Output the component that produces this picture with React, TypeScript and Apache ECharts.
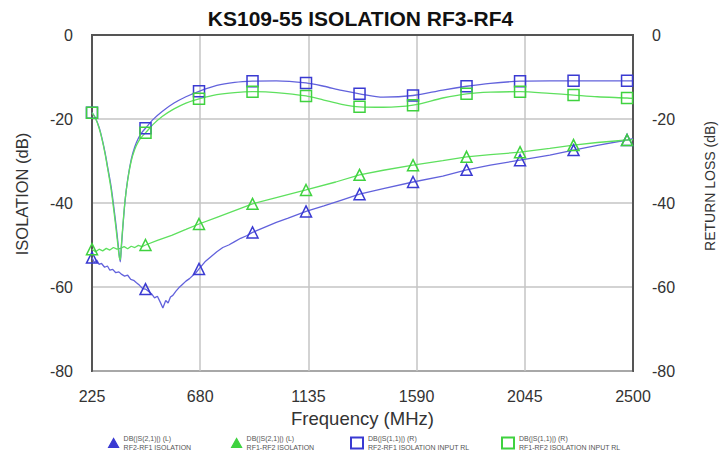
import React, { useEffect, useRef } from "react";
import * as echarts from "echarts";

const xTicks = [225, 680, 1135, 1590, 2045, 2500];
const yTicks = [0, -20, -40, -60, -80];
const markerFreqs = [225, 450, 675, 900, 1125, 1350, 1575, 1800, 2025, 2250, 2475];

const isoBlueFreq = [225, 235, 245, 255, 265, 278, 290, 300, 312, 325, 338, 350, 362, 375, 388, 400, 412, 425, 438, 450, 462, 475, 488, 500, 512, 523, 535, 545, 555, 565, 578, 590, 605, 620, 635, 650, 662, 675, 700, 725, 750, 775, 800, 825, 850, 875, 900, 950, 1000, 1050, 1125, 1200, 1275, 1350, 1450, 1575, 1700, 1800, 1900, 2025, 2150, 2250, 2350, 2475, 2500];
const isoBlueDb = [-53.0, -54.2, -53.6, -54.6, -54.4, -55.3, -55.0, -56.0, -55.8, -56.6, -56.4, -57.0, -57.4, -57.2, -58.2, -58.4, -59.0, -59.6, -60.4, -60.5, -61.0, -61.6, -62.6, -62.2, -63.6, -65.0, -63.2, -63.8, -62.4, -62.0, -61.0, -60.2, -59.4, -58.6, -58.0, -57.2, -56.6, -55.7, -54.0, -52.8, -51.6, -50.6, -50.0, -49.2, -48.4, -47.8, -47.0, -45.8, -44.6, -43.6, -42.0, -40.7, -39.3, -37.9, -36.6, -35.0, -33.6, -32.1, -31.0, -29.8, -28.6, -27.4, -26.3, -25.0, -24.7];

const isoGreenFreq = [225, 240, 255, 270, 285, 300, 315, 330, 345, 360, 375, 390, 405, 420, 435, 450, 500, 560, 620, 675, 750, 825, 900, 1000, 1125, 1250, 1350, 1450, 1575, 1700, 1800, 1900, 2025, 2150, 2250, 2350, 2475, 2500];
const isoGreenDb = [-51.0, -51.6, -51.0, -51.4, -50.8, -51.2, -50.6, -51.0, -50.8, -50.4, -50.9, -50.3, -50.6, -50.1, -50.4, -50.0, -48.9, -47.7, -46.3, -45.0, -43.4, -41.8, -40.2, -38.7, -36.9, -35.0, -33.3, -32.2, -31.0, -29.9, -29.0, -28.5, -27.9, -27.0, -26.2, -25.6, -25.0, -24.9];

const rlBlueFreq = [225, 240, 255, 267, 280, 292, 305, 315, 325, 333, 340, 344, 348, 355, 364, 375, 390, 405, 420, 435, 450, 480, 520, 570, 620, 675, 750, 825, 900, 1000, 1125, 1200, 1275, 1350, 1450, 1575, 1700, 1800, 1900, 2025, 2150, 2250, 2350, 2475, 2500];
const rlBlueDb = [-18.5, -19.8, -22.0, -24.6, -28.0, -31.8, -36.0, -40.2, -44.8, -48.8, -52.6, -54.0, -51.0, -45.6, -39.5, -34.4, -29.6, -26.6, -24.6, -23.2, -22.2, -20.2, -18.2, -16.2, -14.7, -13.4, -12.0, -11.3, -11.0, -10.9, -11.4, -12.2, -13.2, -14.0, -14.8, -14.4, -13.1, -12.2, -11.5, -11.0, -10.9, -10.9, -10.9, -10.9, -10.9];

const rlGreenFreq = [225, 240, 255, 267, 280, 292, 305, 315, 325, 333, 340, 344, 348, 355, 364, 375, 390, 405, 420, 435, 450, 480, 520, 570, 620, 675, 750, 825, 900, 1000, 1125, 1200, 1275, 1350, 1450, 1575, 1700, 1800, 1900, 2025, 2150, 2250, 2350, 2475, 2500];
const rlGreenDb = [-18.5, -19.9, -22.2, -24.8, -28.3, -32.2, -36.6, -41.0, -45.6, -49.6, -53.0, -53.5, -50.4, -45.2, -39.4, -34.6, -30.0, -27.2, -25.4, -24.2, -23.3, -21.4, -19.4, -17.6, -16.2, -15.2, -14.2, -13.7, -13.5, -13.7, -14.5, -15.5, -16.5, -17.1, -17.2, -16.7, -15.0, -14.0, -13.6, -13.5, -13.9, -14.3, -14.7, -15.0, -15.1];

const seriesNames = [
  "RF2-RF1 ISOLATION",
  "RF1-RF2 ISOLATION",
  "RF2-RF1 ISOLATION INPUT RL",
  "RF1-RF2 ISOLATION INPUT RL",
];
const legendHeads = ["DB(|S(2,1)|) (L)", "DB(|S(2,1)|) (L)", "DB(|S(1,1)|) (R)", "DB(|S(1,1)|) (R)"];

const BLUE_LINE = "#6262dc";
const BLUE_MARK = "#3a3ad2";
const GREEN_LINE = "#5ee05e";
const GREEN_MARK = "#3fd23f";
const FONT = "Liberation Sans, Arial, sans-serif";

function buildData(freqs: number[], vals: number[]) {
  return freqs.map((f, i) =>
    markerFreqs.includes(f) ? { value: [f, vals[i]] } : { value: [f, vals[i]], symbol: "none" }
  );
}

export default function App() {
  const ref = useRef<HTMLDivElement>(null);
  useEffect(() => {
    if (!ref.current) return;
    const chart = echarts.init(ref.current, undefined, { renderer: "svg" });
    const mkSeries = (
      name: string,
      freqs: number[],
      vals: number[],
      lineColor: string,
      markColor: string,
      symbol: string,
      yAxisIndex: number,
      smooth: boolean | number
    ) => ({
      name,
      type: "line",
      yAxisIndex,
      data: buildData(freqs, vals),
      symbol,
      symbolSize: 11,
      showAllSymbol: true,
      smooth,
      lineStyle: { color: lineColor, width: 1.3 },
      itemStyle: { color: "rgba(255,255,255,0)", borderColor: markColor, borderWidth: 1.5 },
      emphasis: { disabled: true },
      z: yAxisIndex === 1 ? 3 : 2,
    });

    const legendLefts = [108, 231, 350, 501];
    const legendIcons = ["triangle", "triangle", "emptyRect", "emptyRect"];
    const legendColors = [BLUE_MARK, GREEN_MARK, BLUE_MARK, GREEN_MARK];
    const legendSizes = [10, 10, 12, 12];

    const yAxisCommon = {
      type: "value",
      min: yTicks[yTicks.length - 1],
      max: yTicks[0],
      interval: yTicks[0] - yTicks[1],
      axisLabel: { fontFamily: FONT, fontSize: 16, color: "#333", margin: 19 },
      axisTick: { show: false },
      axisLine: { show: true, lineStyle: { color: "#555", width: 2 } },
    };

    chart.setOption({
      animation: false,
      backgroundColor: "#fff",
      title: {
        text: "KS109-55 ISOLATION RF3-RF4",
        left: "center",
        top: 3,
        textStyle: { fontFamily: FONT, fontSize: 21, fontWeight: "bold", color: "#111" },
      },
      grid: {
        left: 92,
        right: 88,
        top: 35,
        bottom: 84,
        show: true,
        borderColor: "#555",
        borderWidth: 2,
        backgroundColor: "rgba(0,0,0,0)",
      },
      graphic: [
        {
          type: "text",
          x: 22,
          y: 194,
          rotation: Math.PI / 2,
          style: {
            text: "ISOLATION (dB)",
            font: "16.5px " + FONT,
            fill: "#333",
            textAlign: "center",
            textVerticalAlign: "middle",
          },
        },
        {
          type: "text",
          x: 710,
          y: 186,
          rotation: Math.PI / 2,
          style: {
            text: "RETURN LOSS (dB)",
            font: "14px " + FONT,
            fill: "#333",
            textAlign: "center",
            textVerticalAlign: "middle",
          },
        },
      ],
      legend: seriesNames.map((n, i) => ({
        data: [n],
        left: legendLefts[i],
        top: 434,
        icon: legendIcons[i],
        itemWidth: legendSizes[i],
        itemHeight: legendSizes[i] - 1,
        itemGap: 3,
        selectedMode: false,
        padding: 0,
        itemStyle: { color: legendColors[i], borderColor: legendColors[i], borderWidth: 1.2 },
        lineStyle: { width: 0 },
        formatter: (name: string) => legendHeads[seriesNames.indexOf(name)] + "\n" + name,
        textStyle: { fontFamily: FONT, fontSize: 7, color: "#555", lineHeight: 9, padding: [0, 0, 0, 0] },
      })),
      xAxis: {
        type: "value",
        min: xTicks[0],
        max: xTicks[xTicks.length - 1],
        interval: xTicks[1] - xTicks[0],
        name: "Frequency (MHz)",
        nameLocation: "middle",
        nameGap: 38,
        nameTextStyle: { fontFamily: FONT, fontSize: 18.5, color: "#333" },
        axisLabel: {
          fontFamily: FONT,
          fontSize: 16,
          color: "#333",
          margin: 17,
          formatter: (v: number) => String(v),
        },
        axisTick: { show: false },
        axisLine: { show: true, lineStyle: { color: "#555", width: 2 } },
        splitLine: { show: true, lineStyle: { color: "#c4c4c4", width: 1.5 } },
      },
      yAxis: [
        {
          ...yAxisCommon,
          position: "left",
          splitLine: { show: true, lineStyle: { color: "#c4c4c4", width: 1.5 } },
        },
        {
          ...yAxisCommon,
          position: "right",
          splitLine: { show: false },
        },
      ],
      series: [
        mkSeries(seriesNames[0], isoBlueFreq, isoBlueDb, BLUE_LINE, BLUE_MARK, "triangle", 0, false),
        mkSeries(seriesNames[1], isoGreenFreq, isoGreenDb, GREEN_LINE, GREEN_MARK, "triangle", 0, false),
        mkSeries(seriesNames[2], rlBlueFreq, rlBlueDb, BLUE_LINE, BLUE_MARK, "rect", 1, 0.3),
        mkSeries(seriesNames[3], rlGreenFreq, rlGreenDb, GREEN_LINE, GREEN_MARK, "rect", 1, 0.3),
      ],
    });
    return () => chart.dispose();
  }, []);
  return <div ref={ref} style={{ width: 721, height: 455, position: "absolute", left: 0, top: 0 }} />;
}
************
### TASK DIRECTIONS
The lines from the start of the data through the line that contains "-25.6, -25.0, -24.9];" are to be returned exactly, please, with both ends included and every picture left out.

### PROBLEM SOLUTION
Output the component that produces this picture with React, TypeScript and Apache ECharts.
import React, { useEffect, useRef } from "react";
import * as echarts from "echarts";

const xTicks = [225, 680, 1135, 1590, 2045, 2500];
const yTicks = [0, -20, -40, -60, -80];
const markerFreqs = [225, 450, 675, 900, 1125, 1350, 1575, 1800, 2025, 2250, 2475];

const isoBlueFreq = [225, 235, 245, 255, 265, 278, 290, 300, 312, 325, 338, 350, 362, 375, 388, 400, 412, 425, 438, 450, 462, 475, 488, 500, 512, 523, 535, 545, 555, 565, 578, 590, 605, 620, 635, 650, 662, 675, 700, 725, 750, 775, 800, 825, 850, 875, 900, 950, 1000, 1050, 1125, 1200, 1275, 1350, 1450, 1575, 1700, 1800, 1900, 2025, 2150, 2250, 2350, 2475, 2500];
const isoBlueDb = [-53.0, -54.2, -53.6, -54.6, -54.4, -55.3, -55.0, -56.0, -55.8, -56.6, -56.4, -57.0, -57.4, -57.2, -58.2, -58.4, -59.0, -59.6, -60.4, -60.5, -61.0, -61.6, -62.6, -62.2, -63.6, -65.0, -63.2, -63.8, -62.4, -62.0, -61.0, -60.2, -59.4, -58.6, -58.0, -57.2, -56.6, -55.7, -54.0, -52.8, -51.6, -50.6, -50.0, -49.2, -48.4, -47.8, -47.0, -45.8, -44.6, -43.6, -42.0, -40.7, -39.3, -37.9, -36.6, -35.0, -33.6, -32.1, -31.0, -29.8, -28.6, -27.4, -26.3, -25.0, -24.7];

const isoGreenFreq = [225, 240, 255, 270, 285, 300, 315, 330, 345, 360, 375, 390, 405, 420, 435, 450, 500, 560, 620, 675, 750, 825, 900, 1000, 1125, 1250, 1350, 1450, 1575, 1700, 1800, 1900, 2025, 2150, 2250, 2350, 2475, 2500];
const isoGreenDb = [-51.0, -51.6, -51.0, -51.4, -50.8, -51.2, -50.6, -51.0, -50.8, -50.4, -50.9, -50.3, -50.6, -50.1, -50.4, -50.0, -48.9, -47.7, -46.3, -45.0, -43.4, -41.8, -40.2, -38.7, -36.9, -35.0, -33.3, -32.2, -31.0, -29.9, -29.0, -28.5, -27.9, -27.0, -26.2, -25.6, -25.0, -24.9];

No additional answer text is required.